--- Task prompt ---
Write the material out again in full, word for word. Do not include the pictures.

>> START Records to process

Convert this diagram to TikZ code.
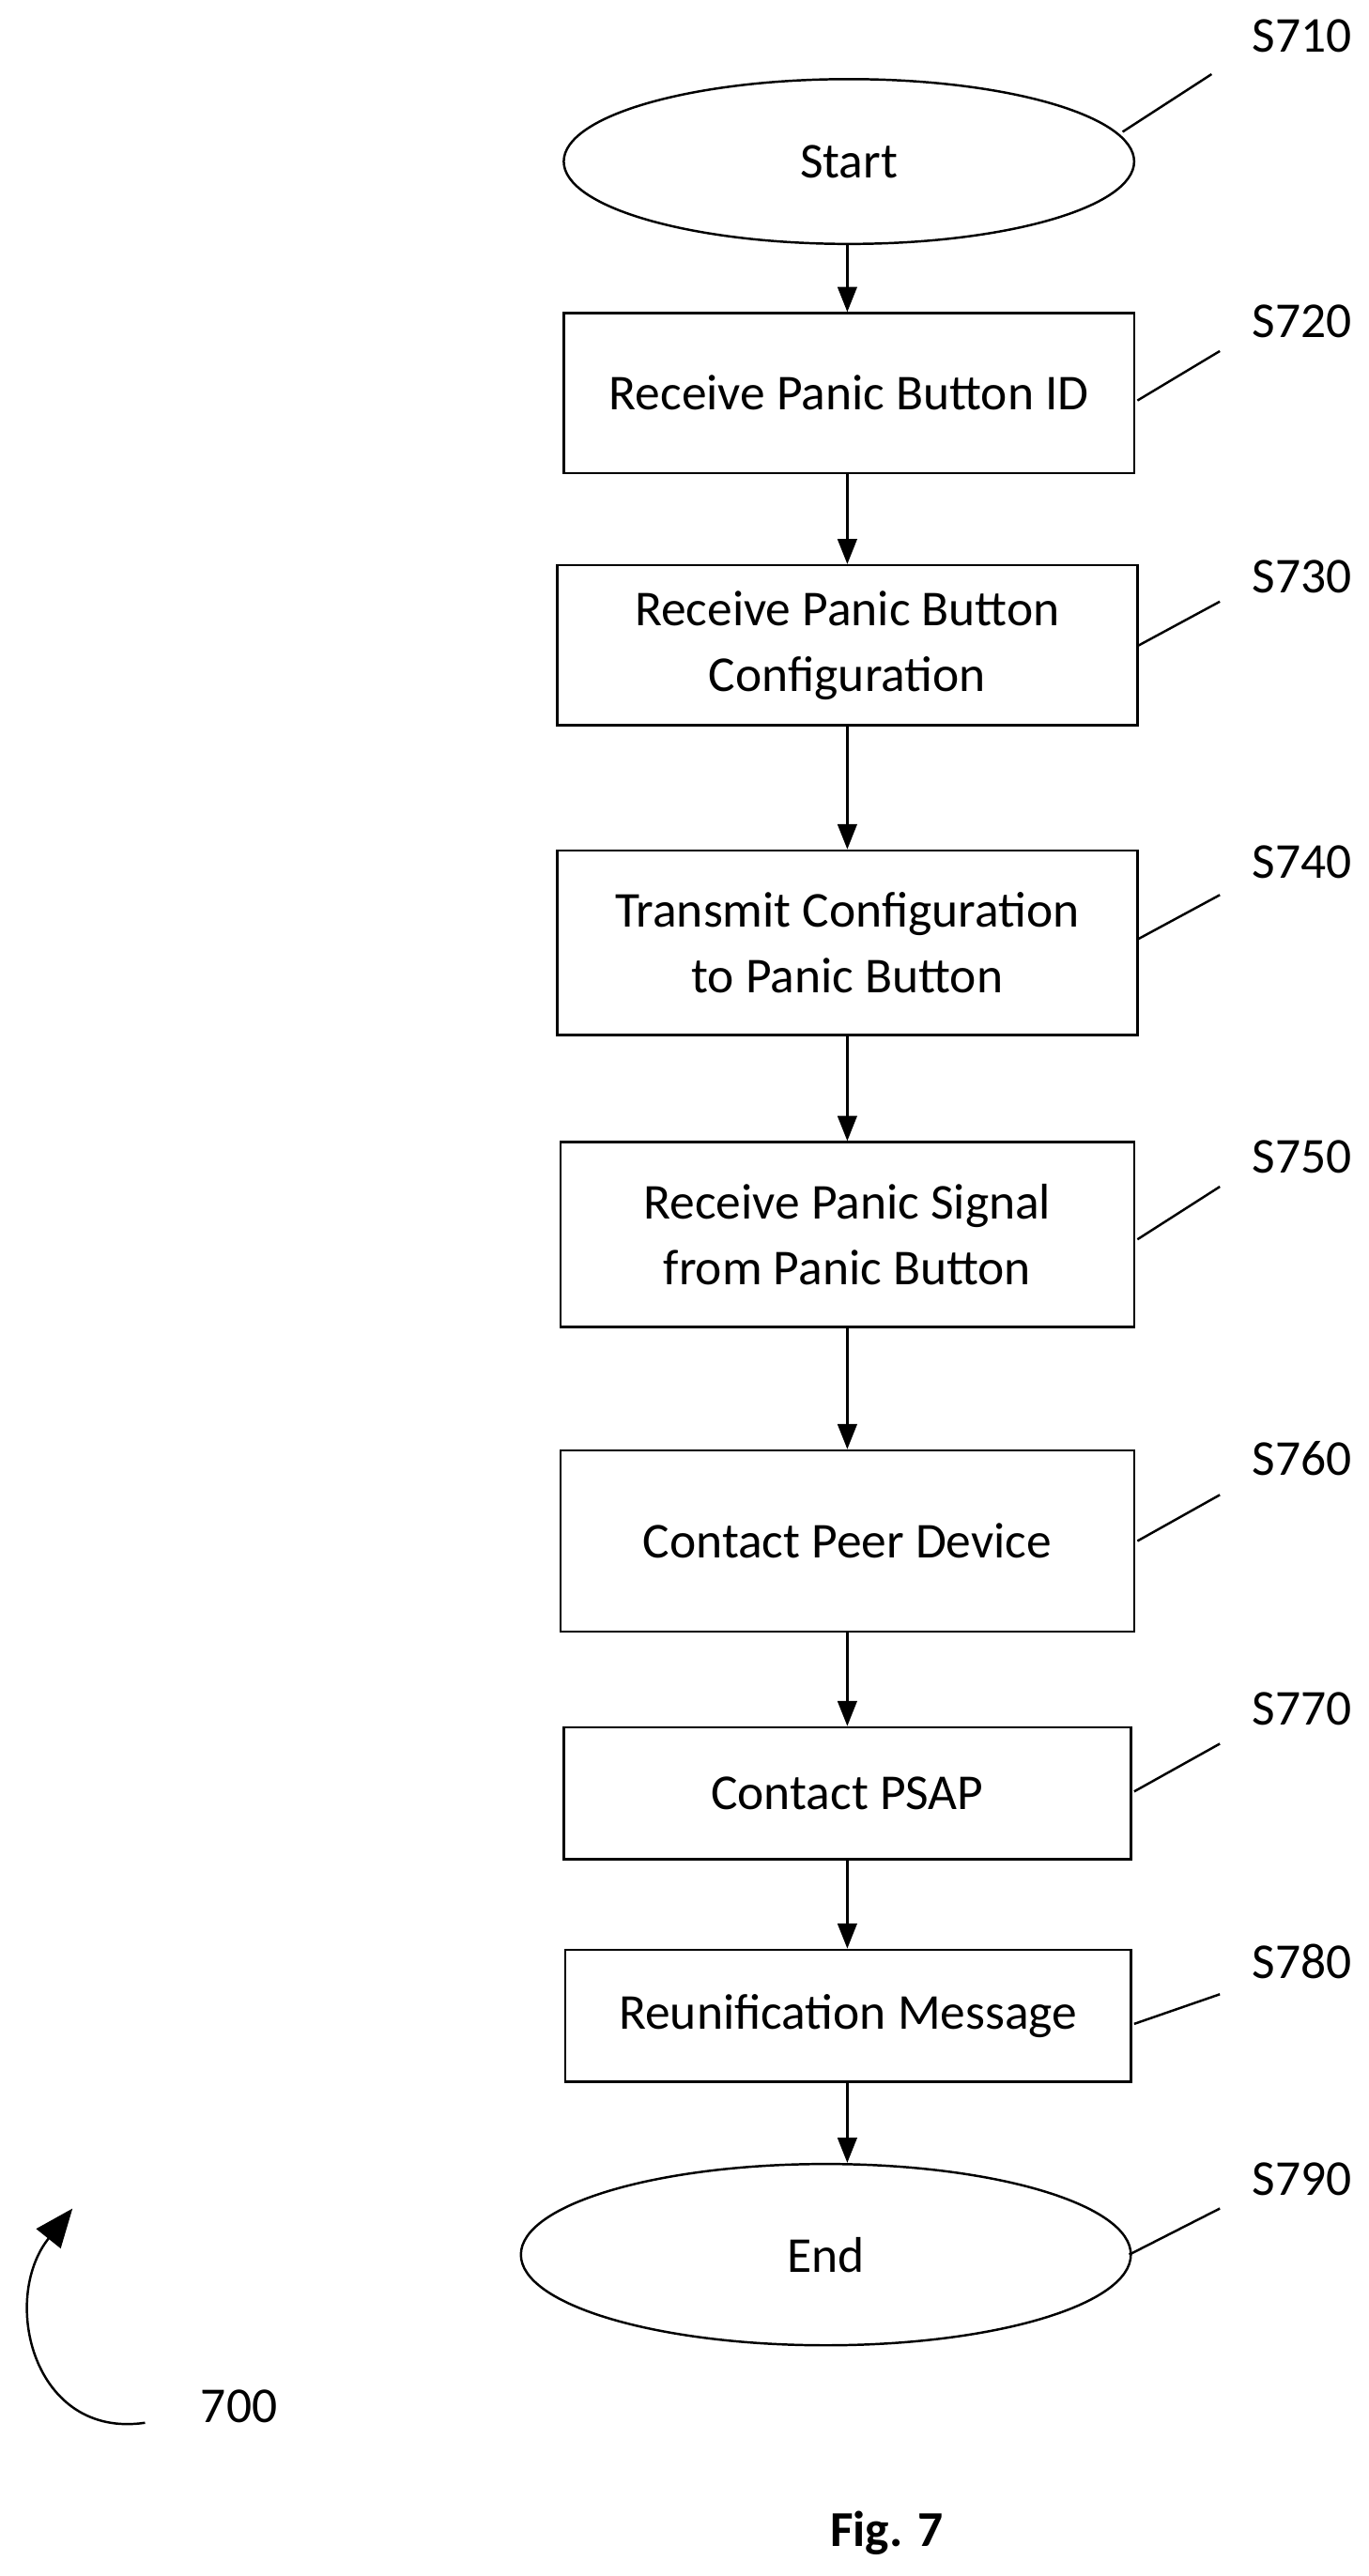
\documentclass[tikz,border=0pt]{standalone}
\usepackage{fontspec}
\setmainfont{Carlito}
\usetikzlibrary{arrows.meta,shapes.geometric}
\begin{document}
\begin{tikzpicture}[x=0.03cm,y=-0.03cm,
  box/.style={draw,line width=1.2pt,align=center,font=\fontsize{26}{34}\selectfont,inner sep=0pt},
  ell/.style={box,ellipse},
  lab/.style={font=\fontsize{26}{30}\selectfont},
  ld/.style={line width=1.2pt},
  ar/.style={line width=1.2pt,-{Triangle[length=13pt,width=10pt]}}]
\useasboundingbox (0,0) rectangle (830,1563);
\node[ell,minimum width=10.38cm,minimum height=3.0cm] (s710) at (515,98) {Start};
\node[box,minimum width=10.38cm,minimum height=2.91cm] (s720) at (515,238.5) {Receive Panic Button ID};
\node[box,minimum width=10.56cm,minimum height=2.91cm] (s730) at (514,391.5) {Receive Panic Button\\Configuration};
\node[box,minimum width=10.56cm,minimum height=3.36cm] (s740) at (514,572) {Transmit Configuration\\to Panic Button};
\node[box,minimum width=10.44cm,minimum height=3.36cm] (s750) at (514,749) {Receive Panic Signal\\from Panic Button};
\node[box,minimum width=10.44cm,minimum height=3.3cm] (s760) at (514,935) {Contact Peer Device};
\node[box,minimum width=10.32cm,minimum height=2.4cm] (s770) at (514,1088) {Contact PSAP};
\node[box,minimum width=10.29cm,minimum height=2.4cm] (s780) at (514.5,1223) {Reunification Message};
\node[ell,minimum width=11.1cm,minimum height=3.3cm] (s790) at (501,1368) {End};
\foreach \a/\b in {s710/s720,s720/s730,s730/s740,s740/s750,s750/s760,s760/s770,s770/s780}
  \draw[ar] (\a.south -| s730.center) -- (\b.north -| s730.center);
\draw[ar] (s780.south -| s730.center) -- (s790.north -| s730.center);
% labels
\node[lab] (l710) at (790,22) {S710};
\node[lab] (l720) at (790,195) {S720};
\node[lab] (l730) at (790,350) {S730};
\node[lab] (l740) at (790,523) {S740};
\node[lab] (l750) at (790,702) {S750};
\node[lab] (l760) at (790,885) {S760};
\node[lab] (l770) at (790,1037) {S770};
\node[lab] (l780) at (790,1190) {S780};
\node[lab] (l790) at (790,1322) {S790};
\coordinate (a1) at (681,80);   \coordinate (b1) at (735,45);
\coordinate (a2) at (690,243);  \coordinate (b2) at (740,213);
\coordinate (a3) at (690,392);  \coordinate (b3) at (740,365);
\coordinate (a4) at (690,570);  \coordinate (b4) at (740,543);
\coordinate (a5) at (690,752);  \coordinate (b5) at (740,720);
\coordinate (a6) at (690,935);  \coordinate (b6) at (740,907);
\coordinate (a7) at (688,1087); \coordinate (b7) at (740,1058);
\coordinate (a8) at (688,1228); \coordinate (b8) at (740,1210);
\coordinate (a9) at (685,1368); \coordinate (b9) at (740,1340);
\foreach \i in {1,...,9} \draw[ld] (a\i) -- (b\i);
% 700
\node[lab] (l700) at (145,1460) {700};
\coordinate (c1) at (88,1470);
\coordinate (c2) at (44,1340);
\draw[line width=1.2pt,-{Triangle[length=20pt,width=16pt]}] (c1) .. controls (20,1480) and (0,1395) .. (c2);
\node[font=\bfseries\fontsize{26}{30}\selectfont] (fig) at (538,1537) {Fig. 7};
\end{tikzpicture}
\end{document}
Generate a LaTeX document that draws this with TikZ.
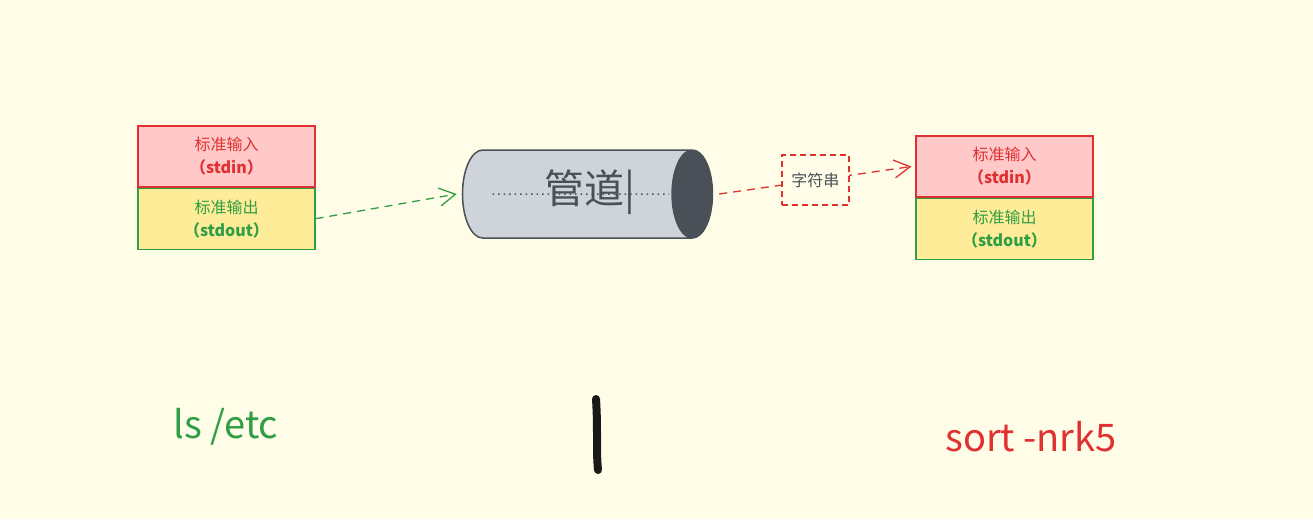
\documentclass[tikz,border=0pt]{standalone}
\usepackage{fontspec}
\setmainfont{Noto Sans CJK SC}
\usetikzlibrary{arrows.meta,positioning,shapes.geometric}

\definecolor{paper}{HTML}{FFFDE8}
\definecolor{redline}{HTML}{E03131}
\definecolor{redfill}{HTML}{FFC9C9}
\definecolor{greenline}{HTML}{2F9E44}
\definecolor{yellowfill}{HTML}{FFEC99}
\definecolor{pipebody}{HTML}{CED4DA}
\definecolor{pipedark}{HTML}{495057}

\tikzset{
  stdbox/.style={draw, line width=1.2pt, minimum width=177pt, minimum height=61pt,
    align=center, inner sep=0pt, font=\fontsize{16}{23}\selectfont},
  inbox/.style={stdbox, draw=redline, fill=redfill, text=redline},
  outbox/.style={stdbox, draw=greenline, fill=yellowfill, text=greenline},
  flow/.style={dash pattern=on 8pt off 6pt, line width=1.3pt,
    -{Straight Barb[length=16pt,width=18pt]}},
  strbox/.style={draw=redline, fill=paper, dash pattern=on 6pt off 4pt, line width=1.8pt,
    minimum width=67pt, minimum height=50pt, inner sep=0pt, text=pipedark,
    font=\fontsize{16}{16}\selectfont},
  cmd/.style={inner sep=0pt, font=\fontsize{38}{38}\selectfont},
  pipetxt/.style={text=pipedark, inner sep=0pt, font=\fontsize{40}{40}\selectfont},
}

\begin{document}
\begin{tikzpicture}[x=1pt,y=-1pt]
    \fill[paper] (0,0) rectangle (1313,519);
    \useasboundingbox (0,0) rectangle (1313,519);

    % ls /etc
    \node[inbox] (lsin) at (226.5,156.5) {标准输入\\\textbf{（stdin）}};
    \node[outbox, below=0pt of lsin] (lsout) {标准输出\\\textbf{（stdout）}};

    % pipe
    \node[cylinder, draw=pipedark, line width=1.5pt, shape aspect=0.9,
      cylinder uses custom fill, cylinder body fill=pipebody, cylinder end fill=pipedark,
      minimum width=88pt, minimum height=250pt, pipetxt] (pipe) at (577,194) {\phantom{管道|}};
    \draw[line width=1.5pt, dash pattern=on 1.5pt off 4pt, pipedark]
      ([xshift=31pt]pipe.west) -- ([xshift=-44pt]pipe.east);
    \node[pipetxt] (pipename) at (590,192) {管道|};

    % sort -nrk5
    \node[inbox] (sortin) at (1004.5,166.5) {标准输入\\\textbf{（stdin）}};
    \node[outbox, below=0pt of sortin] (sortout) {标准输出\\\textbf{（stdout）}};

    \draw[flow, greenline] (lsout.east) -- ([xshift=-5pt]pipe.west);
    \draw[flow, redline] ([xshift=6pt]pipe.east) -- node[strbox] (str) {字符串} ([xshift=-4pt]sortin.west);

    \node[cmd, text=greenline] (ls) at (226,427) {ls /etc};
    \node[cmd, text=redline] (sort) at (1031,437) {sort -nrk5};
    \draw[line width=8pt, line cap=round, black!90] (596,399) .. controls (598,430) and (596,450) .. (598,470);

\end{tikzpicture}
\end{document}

>> END Records to process

--- Exercise answer ---
Convert this diagram to TikZ code.
\documentclass[tikz,border=0pt]{standalone}
\usepackage{fontspec}
\setmainfont{Carlito}
\usetikzlibrary{arrows.meta,shapes.geometric}
\begin{document}
\begin{tikzpicture}[x=0.03cm,y=-0.03cm,
  box/.style={draw,line width=1.2pt,align=center,font=\fontsize{26}{34}\selectfont,inner sep=0pt},
  ell/.style={box,ellipse},
  lab/.style={font=\fontsize{26}{30}\selectfont},
  ld/.style={line width=1.2pt},
  ar/.style={line width=1.2pt,-{Triangle[length=13pt,width=10pt]}}]
\useasboundingbox (0,0) rectangle (830,1563);
\node[ell,minimum width=10.38cm,minimum height=3.0cm] (s710) at (515,98) {Start};
\node[box,minimum width=10.38cm,minimum height=2.91cm] (s720) at (515,238.5) {Receive Panic Button ID};
\node[box,minimum width=10.56cm,minimum height=2.91cm] (s730) at (514,391.5) {Receive Panic Button\\Configuration};
\node[box,minimum width=10.56cm,minimum height=3.36cm] (s740) at (514,572) {Transmit Configuration\\to Panic Button};
\node[box,minimum width=10.44cm,minimum height=3.36cm] (s750) at (514,749) {Receive Panic Signal\\from Panic Button};
\node[box,minimum width=10.44cm,minimum height=3.3cm] (s760) at (514,935) {Contact Peer Device};
\node[box,minimum width=10.32cm,minimum height=2.4cm] (s770) at (514,1088) {Contact PSAP};
\node[box,minimum width=10.29cm,minimum height=2.4cm] (s780) at (514.5,1223) {Reunification Message};
\node[ell,minimum width=11.1cm,minimum height=3.3cm] (s790) at (501,1368) {End};
\foreach \a/\b in {s710/s720,s720/s730,s730/s740,s740/s750,s750/s760,s760/s770,s770/s780}
  \draw[ar] (\a.south -| s730.center) -- (\b.north -| s730.center);
\draw[ar] (s780.south -| s730.center) -- (s790.north -| s730.center);
% labels
\node[lab] (l710) at (790,22) {S710};
\node[lab] (l720) at (790,195) {S720};
\node[lab] (l730) at (790,350) {S730};
\node[lab] (l740) at (790,523) {S740};
\node[lab] (l750) at (790,702) {S750};
\node[lab] (l760) at (790,885) {S760};
\node[lab] (l770) at (790,1037) {S770};
\node[lab] (l780) at (790,1190) {S780};
\node[lab] (l790) at (790,1322) {S790};
\coordinate (a1) at (681,80);   \coordinate (b1) at (735,45);
\coordinate (a2) at (690,243);  \coordinate (b2) at (740,213);
\coordinate (a3) at (690,392);  \coordinate (b3) at (740,365);
\coordinate (a4) at (690,570);  \coordinate (b4) at (740,543);
\coordinate (a5) at (690,752);  \coordinate (b5) at (740,720);
\coordinate (a6) at (690,935);  \coordinate (b6) at (740,907);
\coordinate (a7) at (688,1087); \coordinate (b7) at (740,1058);
\coordinate (a8) at (688,1228); \coordinate (b8) at (740,1210);
\coordinate (a9) at (685,1368); \coordinate (b9) at (740,1340);
\foreach \i in {1,...,9} \draw[ld] (a\i) -- (b\i);
% 700
\node[lab] (l700) at (145,1460) {700};
\coordinate (c1) at (88,1470);
\coordinate (c2) at (44,1340);
\draw[line width=1.2pt,-{Triangle[length=20pt,width=16pt]}] (c1) .. controls (20,1480) and (0,1395) .. (c2);
\node[font=\bfseries\fontsize{26}{30}\selectfont] (fig) at (538,1537) {Fig. 7};
\end{tikzpicture}
\end{document}
Generate a LaTeX document that draws this with TikZ.
\documentclass[tikz,border=0pt]{standalone}
\usepackage{fontspec}
\setmainfont{Noto Sans CJK SC}
\usetikzlibrary{arrows.meta,positioning,shapes.geometric}

\definecolor{paper}{HTML}{FFFDE8}
\definecolor{redline}{HTML}{E03131}
\definecolor{redfill}{HTML}{FFC9C9}
\definecolor{greenline}{HTML}{2F9E44}
\definecolor{yellowfill}{HTML}{FFEC99}
\definecolor{pipebody}{HTML}{CED4DA}
\definecolor{pipedark}{HTML}{495057}

\tikzset{
  stdbox/.style={draw, line width=1.2pt, minimum width=177pt, minimum height=61pt,
    align=center, inner sep=0pt, font=\fontsize{16}{23}\selectfont},
  inbox/.style={stdbox, draw=redline, fill=redfill, text=redline},
  outbox/.style={stdbox, draw=greenline, fill=yellowfill, text=greenline},
  flow/.style={dash pattern=on 8pt off 6pt, line width=1.3pt,
    -{Straight Barb[length=16pt,width=18pt]}},
  strbox/.style={draw=redline, fill=paper, dash pattern=on 6pt off 4pt, line width=1.8pt,
    minimum width=67pt, minimum height=50pt, inner sep=0pt, text=pipedark,
    font=\fontsize{16}{16}\selectfont},
  cmd/.style={inner sep=0pt, font=\fontsize{38}{38}\selectfont},
  pipetxt/.style={text=pipedark, inner sep=0pt, font=\fontsize{40}{40}\selectfont},
}

\begin{document}
\begin{tikzpicture}[x=1pt,y=-1pt]
    \fill[paper] (0,0) rectangle (1313,519);
    \useasboundingbox (0,0) rectangle (1313,519);

    % ls /etc
    \node[inbox] (lsin) at (226.5,156.5) {标准输入\\\textbf{（stdin）}};
    \node[outbox, below=0pt of lsin] (lsout) {标准输出\\\textbf{（stdout）}};

    % pipe
    \node[cylinder, draw=pipedark, line width=1.5pt, shape aspect=0.9,
      cylinder uses custom fill, cylinder body fill=pipebody, cylinder end fill=pipedark,
      minimum width=88pt, minimum height=250pt, pipetxt] (pipe) at (577,194) {\phantom{管道|}};
    \draw[line width=1.5pt, dash pattern=on 1.5pt off 4pt, pipedark]
      ([xshift=31pt]pipe.west) -- ([xshift=-44pt]pipe.east);
    \node[pipetxt] (pipename) at (590,192) {管道|};

    % sort -nrk5
    \node[inbox] (sortin) at (1004.5,166.5) {标准输入\\\textbf{（stdin）}};
    \node[outbox, below=0pt of sortin] (sortout) {标准输出\\\textbf{（stdout）}};

    \draw[flow, greenline] (lsout.east) -- ([xshift=-5pt]pipe.west);
    \draw[flow, redline] ([xshift=6pt]pipe.east) -- node[strbox] (str) {字符串} ([xshift=-4pt]sortin.west);

    \node[cmd, text=greenline] (ls) at (226,427) {ls /etc};
    \node[cmd, text=redline] (sort) at (1031,437) {sort -nrk5};
    \draw[line width=8pt, line cap=round, black!90] (596,399) .. controls (598,430) and (596,450) .. (598,470);

\end{tikzpicture}
\end{document}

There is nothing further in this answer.